The practical effect for litigants is faster calendars and more focused hearings than a general-jurisdiction district court usually offers. The tradeoff is less developed local procedure; the court has adopted its own rules alongside the Texas Rules of Civil Procedure, and the interaction between them has been worked out case by case.

Forum-selection drafting in Texas-governed deals signed in 2024 and 2025 has begun to pick up the business court as a named forum, either exclusively or concurrently with the Southern District of New York or the Delaware Chancery Court. Naming the business court does not confer jurisdiction if the case falls below the floor, so practitioners who drafted around this in 2024 are now amending templates to include a fallback to district court for smaller disputes.

What remains unclear after year one

Three questions sit unresolved as of August 2025.

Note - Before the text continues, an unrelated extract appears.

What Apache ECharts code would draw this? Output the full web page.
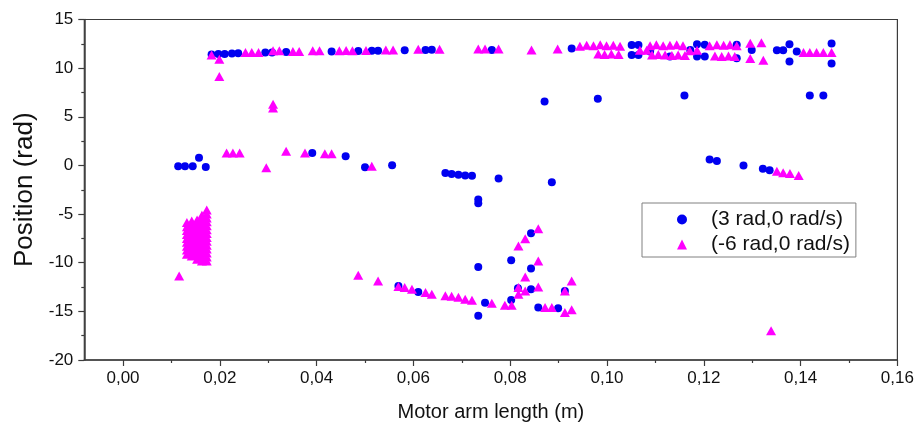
<!DOCTYPE html>
<html><head><meta charset="utf-8">
<script src="https://cdn.jsdelivr.net/npm/echarts@6/dist/echarts.min.js"></script>
<style>html,body{margin:0;padding:0;background:#fff}#c{width:920px;height:427px}</style>
</head><body><div id="c"></div>
<script>
// ---------- data ----------
const seriesNames = ['(3 rad,0 rad/s)', '(-6 rad,0 rad/s)'];
const xTickValues = [0, 0.02, 0.04, 0.06, 0.08, 0.10, 0.12, 0.14, 0.16];
const xMinorTickValues = [0.01, 0.03, 0.05, 0.07, 0.09, 0.11, 0.13, 0.15];
const yMin = -20, yMax = 15, yStep = 5;

// blue circles: (3 rad, 0 rad/s)
const blueUpperBand = [[0.0183,11.40],[0.0197,11.45],[0.0210,11.45],[0.0225,11.50],[0.0238,11.52],[0.0294,11.60],[0.0308,11.62],[0.0337,11.66],[0.0431,11.70],[0.0486,11.75],[0.0514,11.78],[0.0527,11.80],[0.0582,11.85],[0.0625,11.87],[0.0638,11.88],
  [0.0762,11.87],[0.0927,12.02],[0.1051,12.39],[0.1065,12.39],[0.1051,11.36],[0.1065,11.36],[0.1089,11.70],[0.1130,11.20],[0.1172,11.87],[0.1186,12.45],[0.1202,12.40],[0.1186,11.20],[0.1202,11.20],[0.1268,12.40],[0.1268,11.02],[0.1299,11.87],[0.1351,11.85],[0.1364,11.85],[0.1377,12.46],[0.1377,10.68],[0.1392,11.70],[0.1464,12.53],[0.1464,10.47]];
const blueMid = [[0.0871,6.58],[0.0981,6.85],[0.1160,7.19],[0.1419,7.19],[0.1447,7.19]];
const blueNearZero = [[0.0114,-0.09],[0.0128,-0.09],[0.0144,-0.09],[0.0157,0.78],[0.0171,-0.15],[0.0391,1.29],[0.0460,0.94],[0.0500,-0.19],[0.0556,0.02],[0.0666,-0.78],[0.0679,-0.87],[0.0693,-0.97],[0.0707,-1.04],[0.0721,-1.06],[0.0776,-1.35],[0.0886,-1.73],[0.0734,-3.50],[0.0734,-3.90],[0.1212,0.60],[0.1227,0.45],[0.1282,0.00],[0.1322,-0.35],[0.1336,-0.50]];
const blueLower = [[0.0569,-12.39],[0.0610,-13.00],[0.0734,-10.43],[0.0734,-15.46],[0.0748,-14.12],[0.0802,-13.82],[0.0802,-9.75],[0.0816,-12.62],[0.0843,-6.98],[0.0843,-10.60],[0.0843,-12.72],[0.0858,-14.60],[0.0899,-14.67],[0.0913,-12.90]];

// magenta triangles: (-6 rad, 0 rad/s)
const triUpperBand = [[0.0183,11.36],[0.0199,10.92],[0.0199,9.14],[0.0253,11.60],[0.0266,11.60],[0.0280,11.62],[0.0310,11.80],[0.0323,11.80],[0.0351,11.70],[0.0364,11.72],[0.0392,11.80],[0.0406,11.80],[0.0447,11.80],[0.0461,11.82],[0.0474,11.80],[0.0502,11.82],[0.0543,11.87],[0.0558,11.87],[0.0610,11.94],[0.0654,11.94],
  [0.0734,11.98],[0.0748,11.98],[0.0776,11.98],[0.0844,11.87],[0.0898,11.98]];
const triUpperRow = [[0.0944,12.25],[0.0958,12.35],[0.0972,12.30],[0.0986,12.40],[0.0999,12.30],[0.1013,12.35],[0.1027,12.25],[0.1089,12.30],[0.1102,12.40],[0.1116,12.30],[0.1130,12.35],[0.1144,12.40],[0.1157,12.30],[0.1212,12.30],[0.1227,12.40],[0.1241,12.35],[0.1254,12.40],[0.1268,12.30],[0.1296,12.55],[0.1319,12.60]];
const triLowerRow = [[0.0982,11.45],[0.0995,11.40],[0.1009,11.45],[0.1024,11.40],[0.1093,11.35],[0.1106,11.40],[0.1120,11.35],[0.1134,11.30],[0.1147,11.35],[0.1161,11.30],[0.1223,11.25],[0.1237,11.20],[0.1251,11.25],[0.1264,11.20],[0.1296,11.00],[0.1323,10.80]];
const triMidRow = [[0.1068,11.85],[0.1082,11.85],[0.1171,11.80],[0.1186,11.85],[0.1406,11.60],[0.1419,11.60],[0.1433,11.60],[0.1447,11.60],[0.1464,11.60]];
const triNearZero = [[0.0310,6.30],[0.0310,5.90],[0.0214,1.29],[0.0227,1.29],[0.0241,1.29],[0.0296,-0.25],[0.0337,1.46],[0.0376,1.29],[0.0417,1.21],[0.0431,1.21],[0.0514,-0.09],[0.1351,-0.60],[0.1364,-0.76],[0.1378,-0.83],[0.1396,-1.04]];
const triLower = [[0.0116,-11.36],[0.0486,-11.29],[0.0527,-11.87],[0.0569,-12.45],[0.0582,-12.55],[0.0597,-12.72],[0.0625,-13.06],[0.0638,-13.24],[0.0666,-13.40],[0.0679,-13.45],[0.0693,-13.55],[0.0707,-13.75],[0.0721,-13.85],[0.0762,-14.16],[0.0789,-14.36],[0.0803,-14.36],
  [0.0858,-6.50],[0.0831,-7.53],[0.0817,-8.28],[0.0858,-9.82],[0.0831,-11.46],[0.0927,-11.87],[0.0817,-12.55],[0.0831,-12.90],[0.0858,-12.49],[0.0817,-13.24],[0.0913,-12.90],[0.0872,-14.60],[0.0886,-14.60],[0.0913,-15.11],[0.0927,-14.84],[0.1339,-17.00]];
// dense block of triangles near x = 0.013-0.017
const blockColX = [0.0132, 0.0142, 0.0153, 0.0163, 0.0173];
const blockCol1Y = [-9.14,-8.7,-8.3,-7.9,-7.5,-7.1,-6.7,-6.3,-5.87];
const blockCol2Y = [-9.31,-8.9,-8.5,-8.1,-7.7,-7.3,-6.9,-6.5,-6.1,-5.7];
const blockCol3Y = [-9.65,-9.2,-8.8,-8.4,-8.0,-7.6,-7.2,-6.8,-6.4,-6.0,-5.6];
const blockCol4Y = [-9.82,-9.4,-9.0,-8.6,-8.2,-7.8,-7.4,-7.0,-6.6,-6.2,-5.8,-5.4,-5.12];
const blockCol5Y = [-9.82,-9.4,-9.0,-8.6,-8.2,-7.8,-7.4,-7.0,-6.6,-6.2,-5.8,-5.4,-5.0,-4.58];

// ---------- build ----------
const blockCols = [blockCol1Y, blockCol2Y, blockCol3Y, blockCol4Y, blockCol5Y];
const blockPts = [];
blockCols.forEach((ys, i) => ys.forEach(y => blockPts.push([blockColX[i], y])));
const blueData = [].concat(blueUpperBand, blueMid, blueNearZero, blueLower);
const triData = [].concat(blockPts, triUpperBand, triUpperRow, triLowerRow, triMidRow, triNearZero, triLower);

const FONT = '"Liberation Sans", Arial, sans-serif';
const AX = '#3c3c3c';
const fmt = v => v.toFixed(2).replace('.', ',');

const chart = echarts.init(document.getElementById('c'), null, {renderer: 'canvas'});
chart.setOption({
  animation: false,
  backgroundColor: '#fff',
  grid: {left: 84.3, right: 22.6, top: 19.5, bottom: 66, show: true, borderColor: AX, borderWidth: 1.2, containLabel: false},
  legend: {
    orient: 'vertical', left: 642, top: 203,
    data: seriesNames,
    itemWidth: 10, itemHeight: 10, itemGap: 4,
    padding: [6, 6, 2, 35],
    borderColor: '#808080', borderWidth: 1, backgroundColor: '#fff',
    textStyle: {fontFamily: FONT, fontSize: 21, color: '#111', lineHeight: 21, padding: [0, 0, 0, 19]}
  },
  xAxis: [{
    type: 'value', min: -0.008, max: 0.16,
    name: 'Motor arm length (m)', nameLocation: 'middle', nameGap: 42,
    nameTextStyle: {fontFamily: FONT, fontSize: 20, color: '#111'},
    axisLine: {show: true, onZero: false, lineStyle: {color: AX, width: 1.5}},
    axisTick: {show: true, inside: false, length: 6, customValues: xTickValues, lineStyle: {color: AX, width: 1.2}},
    axisLabel: {show: true, customValues: xTickValues, formatter: fmt, margin: 10, fontFamily: FONT, fontSize: 17, color: '#111'},
    splitLine: {show: false}
  }, {
    type: 'value', min: -0.008, max: 0.16, position: 'bottom', gridIndex: 0,
    axisLine: {show: false, onZero: false},
    axisTick: {show: true, inside: false, length: 3, customValues: xMinorTickValues, lineStyle: {color: AX, width: 1.2}},
    axisLabel: {show: false}, splitLine: {show: false}
  }],
  yAxis: {
    type: 'value', min: yMin, max: yMax, interval: yStep,
    name: 'Position (rad)', nameLocation: 'middle', nameGap: 43,
    nameTextStyle: {fontFamily: FONT, fontSize: 26, color: '#111'},
    axisLine: {show: true, onZero: false, lineStyle: {color: AX, width: 1.5}},
    axisTick: {show: true, inside: false, length: 6, lineStyle: {color: AX, width: 1.2}},
    minorTick: {show: true, splitNumber: 2, length: 3, lineStyle: {color: AX, width: 1.2}},
    axisLabel: {margin: 11, fontFamily: FONT, fontSize: 17, color: '#111'},
    splitLine: {show: false}
  },
  series: [{
    name: seriesNames[0], type: 'scatter', data: blueData,
    symbol: 'circle', symbolSize: 8,
    itemStyle: {color: '#0000f0', opacity: 1}
  }, {
    name: seriesNames[1], type: 'scatter', data: triData,
    symbol: 'triangle', symbolSize: [10, 9],
    itemStyle: {color: '#ff00ff', opacity: 1}
  }]
});
</script></body></html>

The first is whether the Texas Supreme Court will adopt a broad or narrow reading of § 25A.004(b)'s "amount in controversy" language in equitable cases. The in re XYZ Holdings track, if it reaches the court on certification, may settle that.

The second is whether the 15th Court of Appeals will develop its own commercial jurisprudence distinct from the intermediate appellate courts, or whether it will track existing Texas commercial-law doctrine closely. Year one has not produced enough merits opinions to tell.

The third is budgetary. The Legislature funded five divisions and authorized eleven. Whether the remaining divisions come online depends on biennial appropriations and on the demonstrated caseload of the existing five. A court that files three hundred cases in year one is not a court the Legislature will rush to expand; a court that files eight hundred in year two is.

For a 2025 Texas-governed M&A deal over the threshold, pointing the forum-selection clause at the business court is a defensible choice, with the caveat that the drafter should name a fallback forum and expect jurisdictional motion practice in the first case that tests the language. For smaller deals the clause is decorative; the court will not hear it, and the fallback is what matters.